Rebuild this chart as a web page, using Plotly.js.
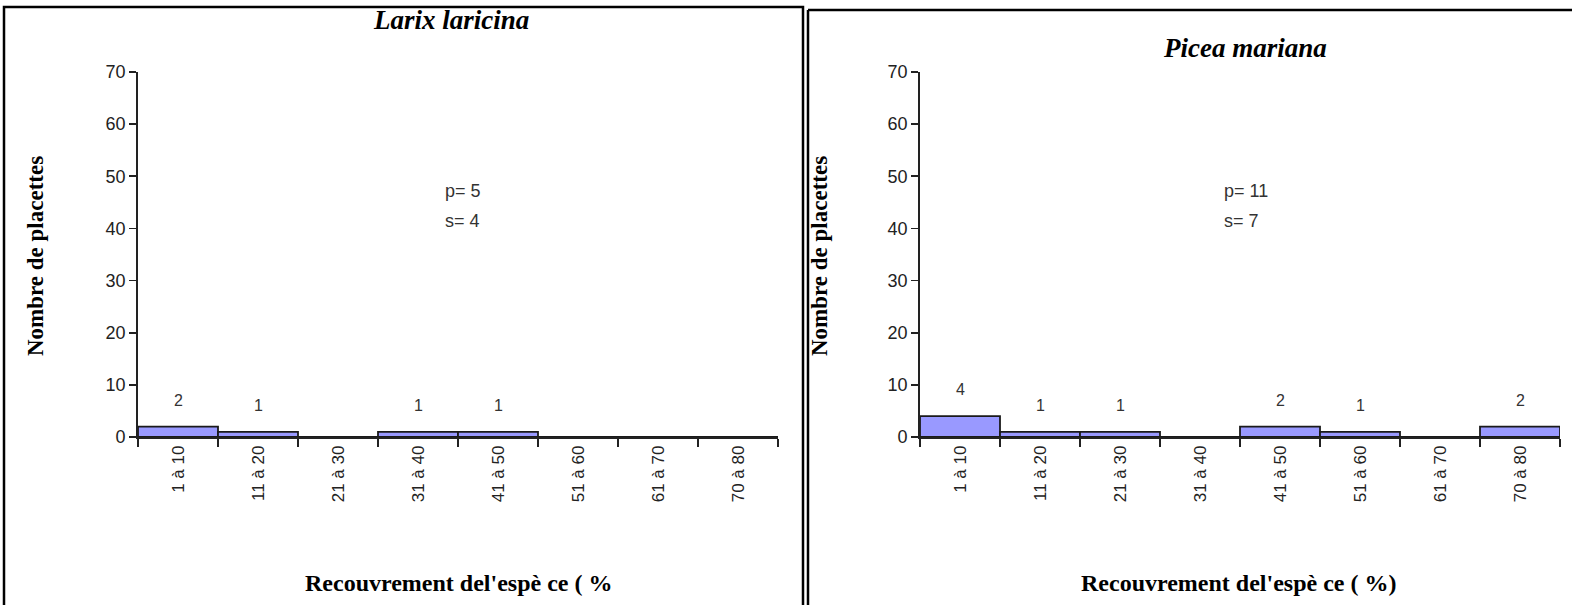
<!DOCTYPE html>
<html><head><meta charset="utf-8">
<script src="https://cdn.plot.ly/plotly-3.0.1.min.js"></script>
<style>html,body{margin:0;padding:0;background:#fff}#chart{width:1572px;height:605px}</style>
</head><body><div id="chart"></div>
<script>
const categories = ["1 à 10","11 à 20","21 à 30","31 à 40","41 à 50","51 à 60","61 à 70","70 à 80"];
const larixValues = [2,1,0,1,1,0,0,0];
const piceaValues = [4,1,1,0,2,1,0,2];
const yTicks = [0,10,20,30,40,50,60,70];
const panelTitles = ["Larix laricina","Picea mariana"];
const statsLarix = ["p= 5","s= 4"];
const statsPicea = ["p= 11","s= 7"];
const yTitle = "Nombre de placettes";
const xTitles = ["Recouvrement del'espè ce ( %", "Recouvrement del'espè ce ( %)"];

const W = 1572, H = 605;
const px = x => x / W;
const py = y => (H - y) / H;

function barTrace(vals, xa, ya) {
  return {
    type: 'bar', x: categories, y: vals, xaxis: xa, yaxis: ya,
    marker: {color: '#9999ff', line: {color: '#1a1a1a', width: 1.8}},
    hoverinfo: 'skip', showlegend: false
  };
}

function labelAnns(vals, xref, yref) {
  const out = [];
  vals.forEach((v, i) => {
    if (v > 0) out.push({
      xref: xref, yref: yref, x: categories[i], y: v, text: String(v),
      showarrow: false, xanchor: 'center', yanchor: 'bottom', yshift: 16,
      font: {family: 'Liberation Sans, Arial', size: 16, color: '#333'}
    });
  });
  return out;
}

const axisFont = {family: 'Liberation Sans, Arial', size: 18, color: '#222'};
const xTickFont = {family: 'Liberation Sans, Arial', size: 17, color: '#222'};

function xAxis(d0, d1, anchor) {
  return {
    domain: [px(d0), px(d1)], anchor: anchor, type: 'category',
    range: [-0.5, 7.5], tickangle: -90, tickson: 'boundaries',
    ticks: 'outside', ticklen: 8, tickwidth: 1.8, tickcolor: '#222',
    showline: true, linecolor: '#222', linewidth: 1.8,
    showgrid: false, zeroline: false, tickfont: xTickFont, fixedrange: true
  };
}
function yAxis(anchor) {
  return {
    domain: [py(437), py(72)], anchor: anchor, range: [0, 70],
    tickvals: yTicks, ticks: 'outside', ticklen: 7, tickwidth: 1.8, tickcolor: '#222',
    showline: true, linecolor: '#222', linewidth: 1.8,
    showgrid: false, zeroline: false, tickfont: axisFont, fixedrange: true
  };
}

const titleFont = {family: 'Liberation Serif, Times New Roman', size: 27, color: '#000'};
const yTitleFont = {family: 'Liberation Serif, Times New Roman', size: 23, color: '#000'};
const xTitleFont = {family: 'Liberation Serif, Times New Roman', size: 24, color: '#000'};
const statFont = {family: 'Liberation Sans, Arial', size: 18, color: '#333'};

function ann(x, y, text, font, extra) {
  return Object.assign({xref:'paper', yref:'paper', x: px(x), y: py(y), text: text,
    showarrow:false, xanchor:'center', yanchor:'middle', font: font}, extra || {});
}

const annotations = [
  ...labelAnns(larixValues, 'x', 'y'),
  ...labelAnns(piceaValues, 'x2', 'y2'),
  ann(451, 20, '<b><i>'+panelTitles[0]+'</i></b>', titleFont),
  ann(1245, 48, '<b><i>'+panelTitles[1]+'</i></b>', titleFont),
  ann(35, 256, '<b>'+yTitle+'</b>', yTitleFont, {textangle: -90}),
  ann(819, 256, '<b>'+yTitle+'</b>', yTitleFont, {textangle: -90}),
  ann(458, 583, '<b>'+xTitles[0]+'</b>', xTitleFont),
  ann(1238, 583, '<b>'+xTitles[1]+'</b>', xTitleFont),
  ann(443, 191, statsLarix[0], statFont, {xanchor:'left'}),
  ann(443, 221, statsLarix[1], statFont, {xanchor:'left'}),
  ann(1222, 191, statsPicea[0], statFont, {xanchor:'left'}),
  ann(1222, 221, statsPicea[1], statFont, {xanchor:'left'})
];

const shapes = [
  {type:'rect', xref:'paper', yref:'paper', x0: px(4), x1: px(803), y0: py(607), y1: py(7), line:{color:'#000', width:2.5}},
  {type:'line', xref:'paper', yref:'paper', x0: px(808), x1: px(808), y0: py(607), y1: py(10), line:{color:'#000', width:2.5}},
  {type:'line', xref:'paper', yref:'paper', x0: px(808), x1: px(1572), y0: py(10), y1: py(10), line:{color:'#000', width:2.5}}
];

const layout = {
  width: W, height: H, margin: {l:0, r:0, t:0, b:0},
  paper_bgcolor: '#fff', plot_bgcolor: 'rgba(0,0,0,0)',
  bargap: 0, showlegend: false,
  xaxis: xAxis(138, 778, 'y'), yaxis: yAxis('x'),
  xaxis2: xAxis(920, 1560, 'y2'), yaxis2: yAxis('x2'),
  annotations: annotations, shapes: shapes
};

Plotly.newPlot('chart', [barTrace(larixValues,'x','y'), barTrace(piceaValues,'x2','y2')], layout, {displayModeBar:false, staticPlot:true});
</script></body></html>
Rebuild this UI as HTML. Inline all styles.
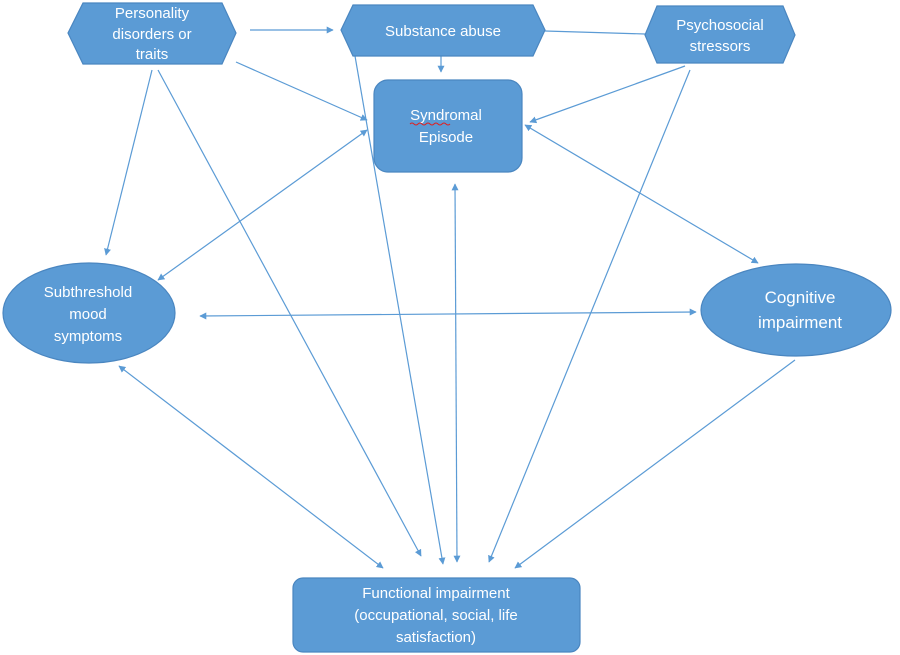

-=-=-

▶ [DIRECTIONS]:
Print every record above exactly as written, leaving out the pictures.

▶ [WRITTEN ANSWER]:
Rebuild this chart as a web page, using Plotly.js.
<!DOCTYPE html>
<html><head><meta charset="utf-8">
<script src="https://cdn.plot.ly/plotly-3.0.1.min.js"></script>
<style>html,body{margin:0;padding:0;background:#fff}#chart{width:1572px;height:605px}</style>
</head><body><div id="chart"></div>
<script>
const categories = ["1 à 10","11 à 20","21 à 30","31 à 40","41 à 50","51 à 60","61 à 70","70 à 80"];
const larixValues = [2,1,0,1,1,0,0,0];
const piceaValues = [4,1,1,0,2,1,0,2];
const yTicks = [0,10,20,30,40,50,60,70];
const panelTitles = ["Larix laricina","Picea mariana"];
const statsLarix = ["p= 5","s= 4"];
const statsPicea = ["p= 11","s= 7"];
const yTitle = "Nombre de placettes";
const xTitles = ["Recouvrement del'espè ce ( %", "Recouvrement del'espè ce ( %)"];

const W = 1572, H = 605;
const px = x => x / W;
const py = y => (H - y) / H;

function barTrace(vals, xa, ya) {
  return {
    type: 'bar', x: categories, y: vals, xaxis: xa, yaxis: ya,
    marker: {color: '#9999ff', line: {color: '#1a1a1a', width: 1.8}},
    hoverinfo: 'skip', showlegend: false
  };
}

function labelAnns(vals, xref, yref) {
  const out = [];
  vals.forEach((v, i) => {
    if (v > 0) out.push({
      xref: xref, yref: yref, x: categories[i], y: v, text: String(v),
      showarrow: false, xanchor: 'center', yanchor: 'bottom', yshift: 16,
      font: {family: 'Liberation Sans, Arial', size: 16, color: '#333'}
    });
  });
  return out;
}

const axisFont = {family: 'Liberation Sans, Arial', size: 18, color: '#222'};
const xTickFont = {family: 'Liberation Sans, Arial', size: 17, color: '#222'};

function xAxis(d0, d1, anchor) {
  return {
    domain: [px(d0), px(d1)], anchor: anchor, type: 'category',
    range: [-0.5, 7.5], tickangle: -90, tickson: 'boundaries',
    ticks: 'outside', ticklen: 8, tickwidth: 1.8, tickcolor: '#222',
    showline: true, linecolor: '#222', linewidth: 1.8,
    showgrid: false, zeroline: false, tickfont: xTickFont, fixedrange: true
  };
}
function yAxis(anchor) {
  return {
    domain: [py(437), py(72)], anchor: anchor, range: [0, 70],
    tickvals: yTicks, ticks: 'outside', ticklen: 7, tickwidth: 1.8, tickcolor: '#222',
    showline: true, linecolor: '#222', linewidth: 1.8,
    showgrid: false, zeroline: false, tickfont: axisFont, fixedrange: true
  };
}

const titleFont = {family: 'Liberation Serif, Times New Roman', size: 27, color: '#000'};
const yTitleFont = {family: 'Liberation Serif, Times New Roman', size: 23, color: '#000'};
const xTitleFont = {family: 'Liberation Serif, Times New Roman', size: 24, color: '#000'};
const statFont = {family: 'Liberation Sans, Arial', size: 18, color: '#333'};

function ann(x, y, text, font, extra) {
  return Object.assign({xref:'paper', yref:'paper', x: px(x), y: py(y), text: text,
    showarrow:false, xanchor:'center', yanchor:'middle', font: font}, extra || {});
}

const annotations = [
  ...labelAnns(larixValues, 'x', 'y'),
  ...labelAnns(piceaValues, 'x2', 'y2'),
  ann(451, 20, '<b><i>'+panelTitles[0]+'</i></b>', titleFont),
  ann(1245, 48, '<b><i>'+panelTitles[1]+'</i></b>', titleFont),
  ann(35, 256, '<b>'+yTitle+'</b>', yTitleFont, {textangle: -90}),
  ann(819, 256, '<b>'+yTitle+'</b>', yTitleFont, {textangle: -90}),
  ann(458, 583, '<b>'+xTitles[0]+'</b>', xTitleFont),
  ann(1238, 583, '<b>'+xTitles[1]+'</b>', xTitleFont),
  ann(443, 191, statsLarix[0], statFont, {xanchor:'left'}),
  ann(443, 221, statsLarix[1], statFont, {xanchor:'left'}),
  ann(1222, 191, statsPicea[0], statFont, {xanchor:'left'}),
  ann(1222, 221, statsPicea[1], statFont, {xanchor:'left'})
];

const shapes = [
  {type:'rect', xref:'paper', yref:'paper', x0: px(4), x1: px(803), y0: py(607), y1: py(7), line:{color:'#000', width:2.5}},
  {type:'line', xref:'paper', yref:'paper', x0: px(808), x1: px(808), y0: py(607), y1: py(10), line:{color:'#000', width:2.5}},
  {type:'line', xref:'paper', yref:'paper', x0: px(808), x1: px(1572), y0: py(10), y1: py(10), line:{color:'#000', width:2.5}}
];

const layout = {
  width: W, height: H, margin: {l:0, r:0, t:0, b:0},
  paper_bgcolor: '#fff', plot_bgcolor: 'rgba(0,0,0,0)',
  bargap: 0, showlegend: false,
  xaxis: xAxis(138, 778, 'y'), yaxis: yAxis('x'),
  xaxis2: xAxis(920, 1560, 'y2'), yaxis2: yAxis('x2'),
  annotations: annotations, shapes: shapes
};

Plotly.newPlot('chart', [barTrace(larixValues,'x','y'), barTrace(piceaValues,'x2','y2')], layout, {displayModeBar:false, staticPlot:true});
</script></body></html>
Rebuild this UI as HTML. Inline all styles.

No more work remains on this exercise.